GOAL OF THE EXERCISE ::
Retype the lines beneath this one, from the first through the line containing "const dayCount = 268;". Pictures are left out.

INFORMATION PROVIDED ::
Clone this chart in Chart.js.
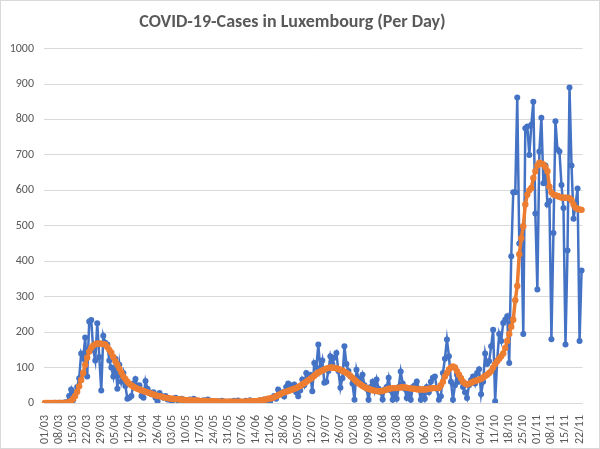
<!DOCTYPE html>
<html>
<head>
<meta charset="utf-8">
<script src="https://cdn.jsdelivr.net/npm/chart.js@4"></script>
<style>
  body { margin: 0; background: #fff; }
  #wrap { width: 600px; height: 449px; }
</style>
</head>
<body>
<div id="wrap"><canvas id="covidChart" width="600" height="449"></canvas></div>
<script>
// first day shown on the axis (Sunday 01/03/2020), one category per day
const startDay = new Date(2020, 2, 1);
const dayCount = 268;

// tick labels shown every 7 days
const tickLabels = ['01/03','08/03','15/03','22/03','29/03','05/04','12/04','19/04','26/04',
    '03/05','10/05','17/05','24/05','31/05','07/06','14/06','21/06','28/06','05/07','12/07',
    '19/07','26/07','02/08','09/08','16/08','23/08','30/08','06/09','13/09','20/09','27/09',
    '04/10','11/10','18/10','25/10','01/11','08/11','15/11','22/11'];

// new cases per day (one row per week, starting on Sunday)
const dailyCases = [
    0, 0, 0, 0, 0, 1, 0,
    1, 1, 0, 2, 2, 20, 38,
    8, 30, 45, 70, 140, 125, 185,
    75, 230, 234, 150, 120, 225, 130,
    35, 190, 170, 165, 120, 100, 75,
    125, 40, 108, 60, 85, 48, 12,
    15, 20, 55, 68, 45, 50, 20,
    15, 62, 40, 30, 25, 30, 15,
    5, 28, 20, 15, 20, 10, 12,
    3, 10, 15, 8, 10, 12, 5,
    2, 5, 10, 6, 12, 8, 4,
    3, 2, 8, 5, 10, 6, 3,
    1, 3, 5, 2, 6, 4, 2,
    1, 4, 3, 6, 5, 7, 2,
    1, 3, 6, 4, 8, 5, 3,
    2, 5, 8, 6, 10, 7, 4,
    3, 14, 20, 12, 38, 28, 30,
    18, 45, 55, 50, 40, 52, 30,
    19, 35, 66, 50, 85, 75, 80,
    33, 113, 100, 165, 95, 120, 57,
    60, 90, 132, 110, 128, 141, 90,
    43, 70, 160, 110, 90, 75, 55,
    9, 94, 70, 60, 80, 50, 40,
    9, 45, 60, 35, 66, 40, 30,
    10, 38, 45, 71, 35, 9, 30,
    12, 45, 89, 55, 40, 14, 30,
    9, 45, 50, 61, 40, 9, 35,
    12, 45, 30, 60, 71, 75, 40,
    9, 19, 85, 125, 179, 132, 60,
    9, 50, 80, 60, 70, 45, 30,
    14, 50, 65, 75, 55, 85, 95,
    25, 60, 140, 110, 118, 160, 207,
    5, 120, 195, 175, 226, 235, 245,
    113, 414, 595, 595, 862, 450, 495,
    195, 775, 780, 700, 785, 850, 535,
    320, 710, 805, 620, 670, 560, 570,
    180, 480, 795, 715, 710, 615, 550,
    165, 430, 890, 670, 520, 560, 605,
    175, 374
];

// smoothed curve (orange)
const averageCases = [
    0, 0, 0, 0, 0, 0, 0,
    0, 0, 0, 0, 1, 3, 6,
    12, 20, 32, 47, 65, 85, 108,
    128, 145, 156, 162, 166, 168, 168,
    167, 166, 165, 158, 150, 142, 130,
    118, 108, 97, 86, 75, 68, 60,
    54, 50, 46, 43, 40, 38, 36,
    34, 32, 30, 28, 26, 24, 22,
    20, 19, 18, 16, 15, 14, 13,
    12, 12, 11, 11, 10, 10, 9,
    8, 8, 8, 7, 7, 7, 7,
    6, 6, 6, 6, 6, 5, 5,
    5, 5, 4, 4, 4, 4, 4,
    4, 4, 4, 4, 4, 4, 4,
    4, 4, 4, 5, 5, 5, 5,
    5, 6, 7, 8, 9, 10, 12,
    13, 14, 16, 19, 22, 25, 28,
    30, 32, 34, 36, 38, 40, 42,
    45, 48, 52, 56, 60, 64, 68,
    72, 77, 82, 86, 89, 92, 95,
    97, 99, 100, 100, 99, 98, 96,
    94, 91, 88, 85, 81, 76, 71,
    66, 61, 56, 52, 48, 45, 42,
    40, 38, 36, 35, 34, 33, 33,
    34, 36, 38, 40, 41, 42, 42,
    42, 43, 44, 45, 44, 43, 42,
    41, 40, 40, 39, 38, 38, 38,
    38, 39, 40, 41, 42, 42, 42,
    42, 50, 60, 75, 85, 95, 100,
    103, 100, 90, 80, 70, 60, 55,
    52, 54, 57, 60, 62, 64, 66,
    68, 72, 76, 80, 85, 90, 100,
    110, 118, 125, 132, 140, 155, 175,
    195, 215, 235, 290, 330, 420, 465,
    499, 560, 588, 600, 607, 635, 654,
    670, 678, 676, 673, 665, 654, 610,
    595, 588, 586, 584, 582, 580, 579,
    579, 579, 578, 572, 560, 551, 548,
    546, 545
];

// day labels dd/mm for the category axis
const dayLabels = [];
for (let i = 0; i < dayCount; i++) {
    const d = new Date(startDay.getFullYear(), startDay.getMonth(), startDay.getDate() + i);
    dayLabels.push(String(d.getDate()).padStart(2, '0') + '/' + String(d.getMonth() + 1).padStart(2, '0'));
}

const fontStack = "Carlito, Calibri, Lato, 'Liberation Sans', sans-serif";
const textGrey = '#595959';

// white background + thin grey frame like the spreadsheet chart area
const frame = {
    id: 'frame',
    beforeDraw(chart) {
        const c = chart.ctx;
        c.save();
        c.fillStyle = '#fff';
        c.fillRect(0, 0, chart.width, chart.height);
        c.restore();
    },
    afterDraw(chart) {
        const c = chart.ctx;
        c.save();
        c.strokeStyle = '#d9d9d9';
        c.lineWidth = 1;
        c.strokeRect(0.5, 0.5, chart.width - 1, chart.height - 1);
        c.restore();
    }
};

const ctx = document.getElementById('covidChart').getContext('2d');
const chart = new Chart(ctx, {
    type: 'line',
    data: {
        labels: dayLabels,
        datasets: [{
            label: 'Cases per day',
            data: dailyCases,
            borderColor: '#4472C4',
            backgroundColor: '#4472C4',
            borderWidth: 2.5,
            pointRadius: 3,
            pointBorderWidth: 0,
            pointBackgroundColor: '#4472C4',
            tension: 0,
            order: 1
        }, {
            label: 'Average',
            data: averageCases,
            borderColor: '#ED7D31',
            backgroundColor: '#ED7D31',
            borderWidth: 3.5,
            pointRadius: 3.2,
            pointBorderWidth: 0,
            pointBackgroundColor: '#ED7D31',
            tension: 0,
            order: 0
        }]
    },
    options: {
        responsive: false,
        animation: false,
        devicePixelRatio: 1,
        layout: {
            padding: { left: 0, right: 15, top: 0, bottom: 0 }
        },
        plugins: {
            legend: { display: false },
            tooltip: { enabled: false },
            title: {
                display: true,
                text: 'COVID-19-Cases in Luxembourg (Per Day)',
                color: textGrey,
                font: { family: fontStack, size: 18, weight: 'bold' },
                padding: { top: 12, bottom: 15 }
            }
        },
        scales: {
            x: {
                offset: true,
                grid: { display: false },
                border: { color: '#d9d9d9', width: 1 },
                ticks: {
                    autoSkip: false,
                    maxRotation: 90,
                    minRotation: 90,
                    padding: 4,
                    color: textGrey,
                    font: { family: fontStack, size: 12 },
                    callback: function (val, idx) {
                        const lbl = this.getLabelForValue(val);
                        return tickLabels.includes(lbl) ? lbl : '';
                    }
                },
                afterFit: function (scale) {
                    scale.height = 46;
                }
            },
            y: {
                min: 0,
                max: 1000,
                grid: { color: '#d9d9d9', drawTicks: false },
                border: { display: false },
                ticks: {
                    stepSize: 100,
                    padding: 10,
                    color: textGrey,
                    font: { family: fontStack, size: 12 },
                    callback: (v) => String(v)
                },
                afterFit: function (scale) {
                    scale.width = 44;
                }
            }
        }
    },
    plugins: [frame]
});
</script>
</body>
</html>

RESULT FOR THIS TASK ::
Clone this chart in Chart.js.
<!DOCTYPE html>
<html>
<head>
<meta charset="utf-8">
<script src="https://cdn.jsdelivr.net/npm/chart.js@4"></script>
<style>
  body { margin: 0; background: #fff; }
  #wrap { width: 600px; height: 449px; }
</style>
</head>
<body>
<div id="wrap"><canvas id="covidChart" width="600" height="449"></canvas></div>
<script>
// first day shown on the axis (Sunday 01/03/2020), one category per day
const startDay = new Date(2020, 2, 1);
const dayCount = 268;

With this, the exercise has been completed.